Stated exercise: All the data must come back unchanged, except that pictures are left out.
-----
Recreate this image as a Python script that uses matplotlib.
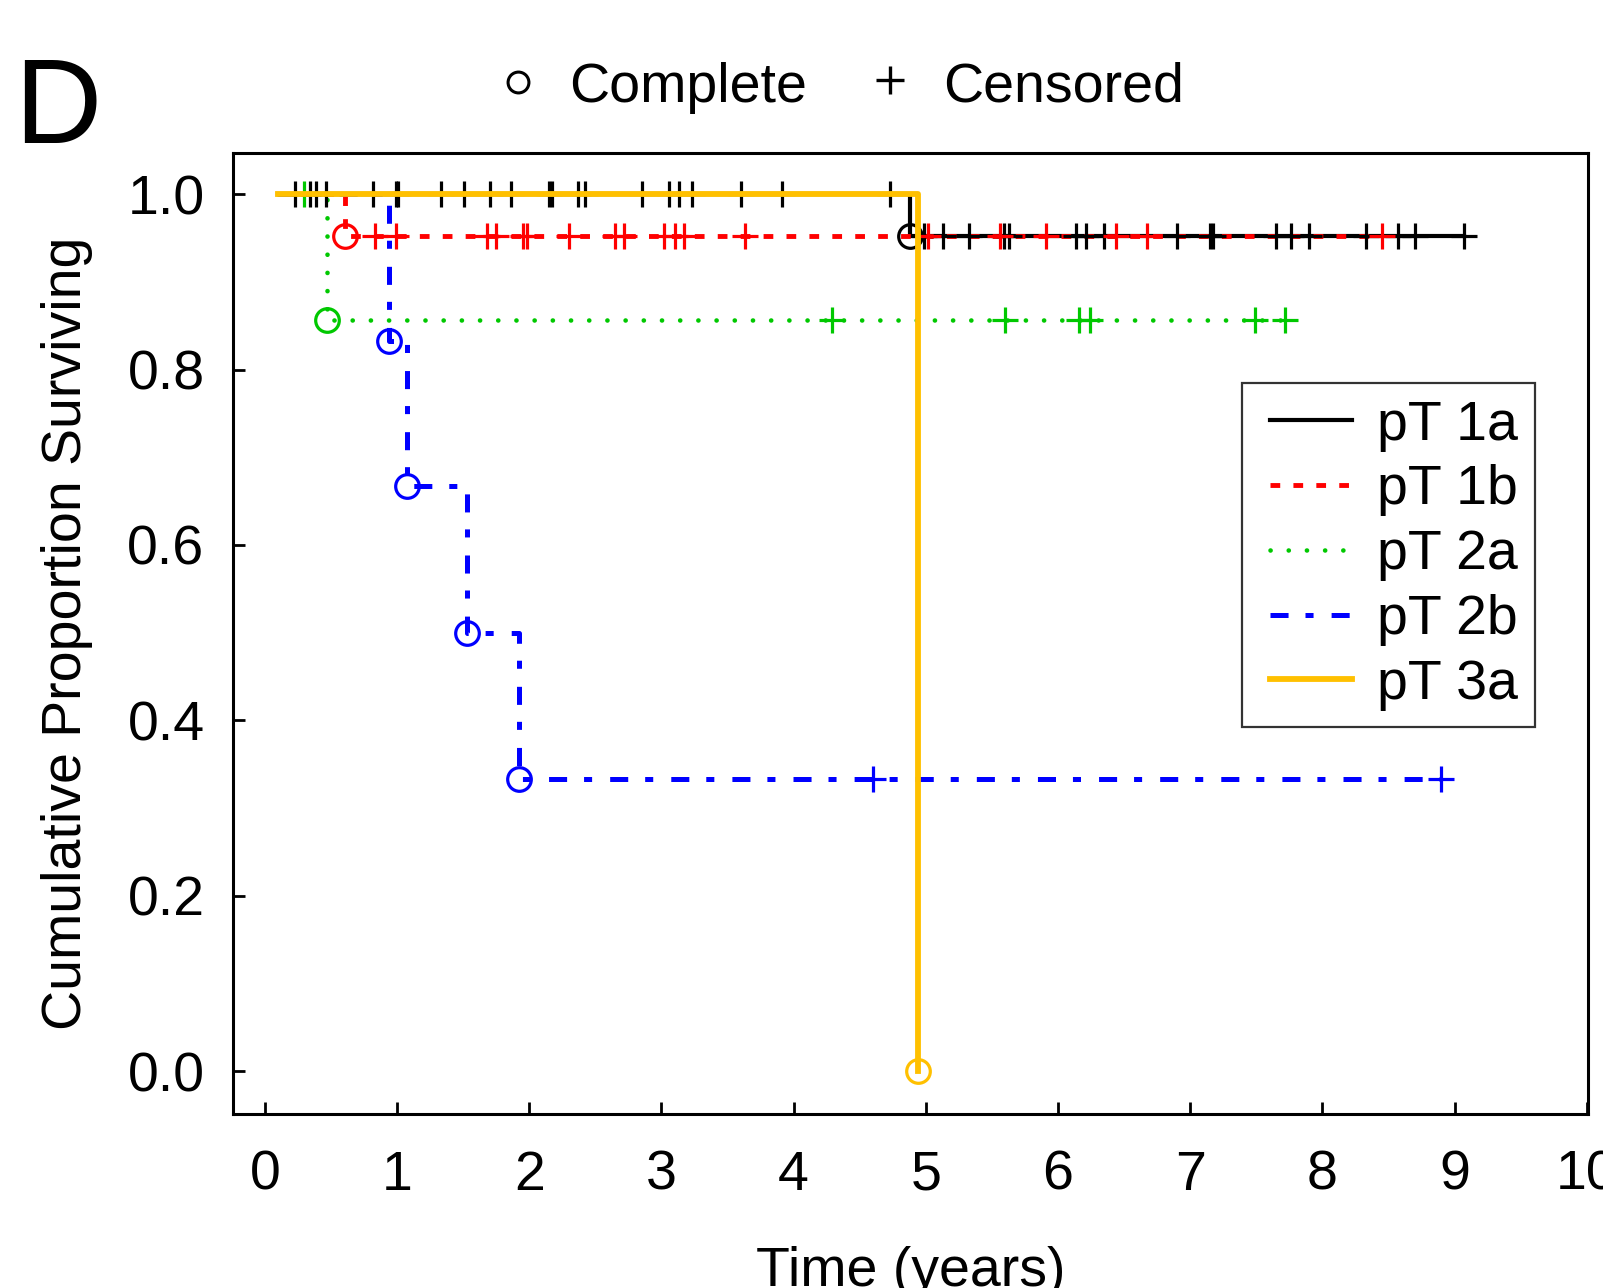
import numpy as np
import matplotlib
matplotlib.use("Agg")
import matplotlib.pyplot as plt
from matplotlib.lines import Line2D
from matplotlib.legend_handler import HandlerLine2D
from matplotlib.ticker import FormatStrFormatter

plt.rcParams['font.family'] = ['Liberation Sans', 'DejaVu Sans']
plt.rcParams['lines.scale_dashes'] = False

# ---------------- data ----------------
groups = ["pT 1a", "pT 1b", "pT 2a", "pT 2b", "pT 3a"]
curve_start = 0.10

# event (complete) times and survival after each event
ev_t_1a = [4.88]
ev_s_1a = [0.952]
cens_1a = [0.23, 0.34, 0.39, 0.46, 0.82, 0.99, 1.01, 1.33, 1.51, 1.70, 1.86,
           2.15, 2.17, 2.37, 2.42, 2.85, 3.06, 3.13, 3.23, 3.60, 3.91, 4.73,
           4.99, 5.13, 5.33, 5.59, 5.63, 6.14, 6.21, 6.35, 6.90, 7.15, 7.17,
           7.65, 7.76, 7.90, 8.33, 8.57, 8.70, 9.07]

ev_t_1b = [0.61]
ev_s_1b = [0.952]
cens_1b = [0.83, 0.99, 1.68, 1.75, 1.95, 1.98, 2.30, 2.65, 2.72, 3.02, 3.10,
           3.17, 3.63, 5.02, 5.56, 5.91, 6.44, 6.67, 8.45]

ev_t_2a = [0.47]
ev_s_2a = [0.857]
cens_2a = [0.30, 4.29, 5.60, 6.16, 6.24, 7.49, 7.72]

ev_t_2b = [0.94, 1.075, 1.53, 1.92]
ev_s_2b = [0.833, 0.667, 0.500, 0.333]
cens_2b = [4.60, 8.90]

ev_t_3a = [4.94]
ev_s_3a = [0.0]
cens_3a = []

xticks = list(range(0, 11))
yticks = [0.0, 0.2, 0.4, 0.6, 0.8, 1.0]

# ---------------- styles ----------------
colors = ["#000000", "#FF0000", "#00C800", "#0000FF", "#FFC000"]
lws = [3.0, 3.5, 3.3, 3.6, 4.2]
styles = ["-", (0, (7.0, 9.5)), (0, (0.1, 13.0)), (0, (13.0, 12.2, 5.8, 13.0)), "-"]
caps = ["butt", "butt", "round", "butt", "butt"]
line_z = [2.0, 2.1, 2.2, 2.3, 6.0]

data = [
    (ev_t_1a, ev_s_1a, cens_1a),
    (ev_t_1b, ev_s_1b, cens_1b),
    (ev_t_2a, ev_s_2a, cens_2a),
    (ev_t_2b, ev_s_2b, cens_2b),
    (ev_t_3a, ev_s_3a, cens_3a),
]

fig = plt.figure(figsize=(16.03, 12.88), dpi=100)
ax = fig.add_axes([0.1454, 0.1349, 0.8453, 0.7461])


def surv_at(t, ev_t, ev_s):
    s = 1.0
    for et, es in zip(ev_t, ev_s):
        if t >= et:
            s = es
    return s


handles = []
for i, (ev_t, ev_s, cens) in enumerate(data):
    end = max(list(ev_t) + list(cens))
    xs = [curve_start] + list(ev_t) + [end]
    ys = [1.0] + list(ev_s) + [ev_s[-1]]
    ax.plot(xs, ys, drawstyle="steps-post", color=colors[i], lw=lws[i],
            linestyle=styles[i], dash_capstyle=caps[i], zorder=line_z[i])
    handles.append(Line2D([], [], color=colors[i], lw=lws[i], linestyle=styles[i],
                          dash_capstyle=caps[i]))

for i, (ev_t, ev_s, cens) in enumerate(data):
    mz = 6.5 if i == 4 else 4 + i * 0.1
    ax.plot(ev_t, ev_s, linestyle="none", marker="o", ms=17, mew=2.3,
            mfc="none", mec=colors[i], zorder=mz)
    cy = [surv_at(t, ev_t, ev_s) for t in cens]
    ax.plot(cens, cy, linestyle="none", marker="+", ms=19, mew=2.3,
            color=colors[i], zorder=mz)

ax.set_xlim(-0.24, 10.01)
ax.set_ylim(-0.049, 1.0466)
ax.set_xticks(xticks)
ax.set_yticks(yticks)
ax.yaxis.set_major_formatter(FormatStrFormatter('%.1f'))
ax.tick_params(axis='both', direction='in', length=8.5, width=2, labelsize=40)
ax.tick_params(axis='x', pad=25.5)
ax.tick_params(axis='y', pad=20.5)
for sp in ax.spines.values():
    sp.set_linewidth(2.2)

ax.set_xlabel("Time (years)", fontsize=40, labelpad=32)
ax.set_ylabel("Cumulative Proportion Surviving", fontsize=40, labelpad=25)


class OffsetLineHandler(HandlerLine2D):
    """Legend line that starts a little inside its handle box."""
    def create_artists(self, legend, orig_handle, xdescent, ydescent,
                       width, height, fontsize, trans):
        arts = super().create_artists(legend, orig_handle, xdescent, ydescent,
                                      width, height, fontsize, trans)
        x0 = -xdescent + 0.12 * width
        x1 = -xdescent + width
        for a in arts:
            xd = np.asarray(a.get_xdata(), dtype=float)
            if len(xd) >= 2:
                a.set_xdata(np.linspace(x0, x1, len(xd)))
        return arts


leg = ax.legend(handles, groups, loc="upper right",
                bbox_to_anchor=(0.9576, 0.7026), bbox_transform=fig.transFigure,
                fontsize=40, frameon=True, fancybox=False, borderpad=0.3,
                labelspacing=0.23, handlelength=1.67, handletextpad=0.46,
                borderaxespad=0,
                handler_map={Line2D: OffsetLineHandler()})
leg.get_frame().set_edgecolor("black")
leg.get_frame().set_linewidth(1.6)
leg.set_zorder(10)

# panel letter and top key
fig.text(0.009, 1 - 143 / 1288, "D", fontsize=87, va="baseline", ha="left")
fig.add_artist(Line2D([0.3232], [0.9363], marker="o", ms=15, mew=2.2, mfc="none",
                      mec="black", linestyle="none", transform=fig.transFigure))
fig.text(0.355, 1 - 102 / 1288, "Complete", fontsize=40, va="baseline", ha="left")
fig.add_artist(Line2D([0.5552], [0.9379], marker="+", ms=20, mew=2.4,
                      color="black", linestyle="none", transform=fig.transFigure))
fig.text(0.5883, 1 - 102 / 1288, "Censored", fontsize=40, va="baseline", ha="left")

fig.savefig("out.png", dpi=100)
-----
Result of the task:
Recreate this image as a Python script that uses matplotlib.
import numpy as np
import matplotlib
matplotlib.use("Agg")
import matplotlib.pyplot as plt
from matplotlib.lines import Line2D
from matplotlib.legend_handler import HandlerLine2D
from matplotlib.ticker import FormatStrFormatter

plt.rcParams['font.family'] = ['Liberation Sans', 'DejaVu Sans']
plt.rcParams['lines.scale_dashes'] = False

# ---------------- data ----------------
groups = ["pT 1a", "pT 1b", "pT 2a", "pT 2b", "pT 3a"]
curve_start = 0.10

# event (complete) times and survival after each event
ev_t_1a = [4.88]
ev_s_1a = [0.952]
cens_1a = [0.23, 0.34, 0.39, 0.46, 0.82, 0.99, 1.01, 1.33, 1.51, 1.70, 1.86,
           2.15, 2.17, 2.37, 2.42, 2.85, 3.06, 3.13, 3.23, 3.60, 3.91, 4.73,
           4.99, 5.13, 5.33, 5.59, 5.63, 6.14, 6.21, 6.35, 6.90, 7.15, 7.17,
           7.65, 7.76, 7.90, 8.33, 8.57, 8.70, 9.07]

ev_t_1b = [0.61]
ev_s_1b = [0.952]
cens_1b = [0.83, 0.99, 1.68, 1.75, 1.95, 1.98, 2.30, 2.65, 2.72, 3.02, 3.10,
           3.17, 3.63, 5.02, 5.56, 5.91, 6.44, 6.67, 8.45]

ev_t_2a = [0.47]
ev_s_2a = [0.857]
cens_2a = [0.30, 4.29, 5.60, 6.16, 6.24, 7.49, 7.72]

ev_t_2b = [0.94, 1.075, 1.53, 1.92]
ev_s_2b = [0.833, 0.667, 0.500, 0.333]
cens_2b = [4.60, 8.90]

ev_t_3a = [4.94]
ev_s_3a = [0.0]
cens_3a = []

xticks = list(range(0, 11))
yticks = [0.0, 0.2, 0.4, 0.6, 0.8, 1.0]

# ---------------- styles ----------------
colors = ["#000000", "#FF0000", "#00C800", "#0000FF", "#FFC000"]
lws = [3.0, 3.5, 3.3, 3.6, 4.2]
styles = ["-", (0, (7.0, 9.5)), (0, (0.1, 13.0)), (0, (13.0, 12.2, 5.8, 13.0)), "-"]
caps = ["butt", "butt", "round", "butt", "butt"]
line_z = [2.0, 2.1, 2.2, 2.3, 6.0]

data = [
    (ev_t_1a, ev_s_1a, cens_1a),
    (ev_t_1b, ev_s_1b, cens_1b),
    (ev_t_2a, ev_s_2a, cens_2a),
    (ev_t_2b, ev_s_2b, cens_2b),
    (ev_t_3a, ev_s_3a, cens_3a),
]

fig = plt.figure(figsize=(16.03, 12.88), dpi=100)
ax = fig.add_axes([0.1454, 0.1349, 0.8453, 0.7461])


def surv_at(t, ev_t, ev_s):
    s = 1.0
    for et, es in zip(ev_t, ev_s):
        if t >= et:
            s = es
    return s


handles = []
for i, (ev_t, ev_s, cens) in enumerate(data):
    end = max(list(ev_t) + list(cens))
    xs = [curve_start] + list(ev_t) + [end]
    ys = [1.0] + list(ev_s) + [ev_s[-1]]
    ax.plot(xs, ys, drawstyle="steps-post", color=colors[i], lw=lws[i],
            linestyle=styles[i], dash_capstyle=caps[i], zorder=line_z[i])
    handles.append(Line2D([], [], color=colors[i], lw=lws[i], linestyle=styles[i],
                          dash_capstyle=caps[i]))

for i, (ev_t, ev_s, cens) in enumerate(data):
    mz = 6.5 if i == 4 else 4 + i * 0.1
    ax.plot(ev_t, ev_s, linestyle="none", marker="o", ms=17, mew=2.3,
            mfc="none", mec=colors[i], zorder=mz)
    cy = [surv_at(t, ev_t, ev_s) for t in cens]
    ax.plot(cens, cy, linestyle="none", marker="+", ms=19, mew=2.3,
            color=colors[i], zorder=mz)

ax.set_xlim(-0.24, 10.01)
ax.set_ylim(-0.049, 1.0466)
ax.set_xticks(xticks)
ax.set_yticks(yticks)
ax.yaxis.set_major_formatter(FormatStrFormatter('%.1f'))
ax.tick_params(axis='both', direction='in', length=8.5, width=2, labelsize=40)
ax.tick_params(axis='x', pad=25.5)
ax.tick_params(axis='y', pad=20.5)
for sp in ax.spines.values():
    sp.set_linewidth(2.2)

ax.set_xlabel("Time (years)", fontsize=40, labelpad=32)
ax.set_ylabel("Cumulative Proportion Surviving", fontsize=40, labelpad=25)


class OffsetLineHandler(HandlerLine2D):
    """Legend line that starts a little inside its handle box."""
    def create_artists(self, legend, orig_handle, xdescent, ydescent,
                       width, height, fontsize, trans):
        arts = super().create_artists(legend, orig_handle, xdescent, ydescent,
                                      width, height, fontsize, trans)
        x0 = -xdescent + 0.12 * width
        x1 = -xdescent + width
        for a in arts:
            xd = np.asarray(a.get_xdata(), dtype=float)
            if len(xd) >= 2:
                a.set_xdata(np.linspace(x0, x1, len(xd)))
        return arts


leg = ax.legend(handles, groups, loc="upper right",
                bbox_to_anchor=(0.9576, 0.7026), bbox_transform=fig.transFigure,
                fontsize=40, frameon=True, fancybox=False, borderpad=0.3,
                labelspacing=0.23, handlelength=1.67, handletextpad=0.46,
                borderaxespad=0,
                handler_map={Line2D: OffsetLineHandler()})
leg.get_frame().set_edgecolor("black")
leg.get_frame().set_linewidth(1.6)
leg.set_zorder(10)

# panel letter and top key
fig.text(0.009, 1 - 143 / 1288, "D", fontsize=87, va="baseline", ha="left")
fig.add_artist(Line2D([0.3232], [0.9363], marker="o", ms=15, mew=2.2, mfc="none",
                      mec="black", linestyle="none", transform=fig.transFigure))
fig.text(0.355, 1 - 102 / 1288, "Complete", fontsize=40, va="baseline", ha="left")
fig.add_artist(Line2D([0.5552], [0.9379], marker="+", ms=20, mew=2.4,
                      color="black", linestyle="none", transform=fig.transFigure))
fig.text(0.5883, 1 - 102 / 1288, "Censored", fontsize=40, va="baseline", ha="left")

fig.savefig("out.png", dpi=100)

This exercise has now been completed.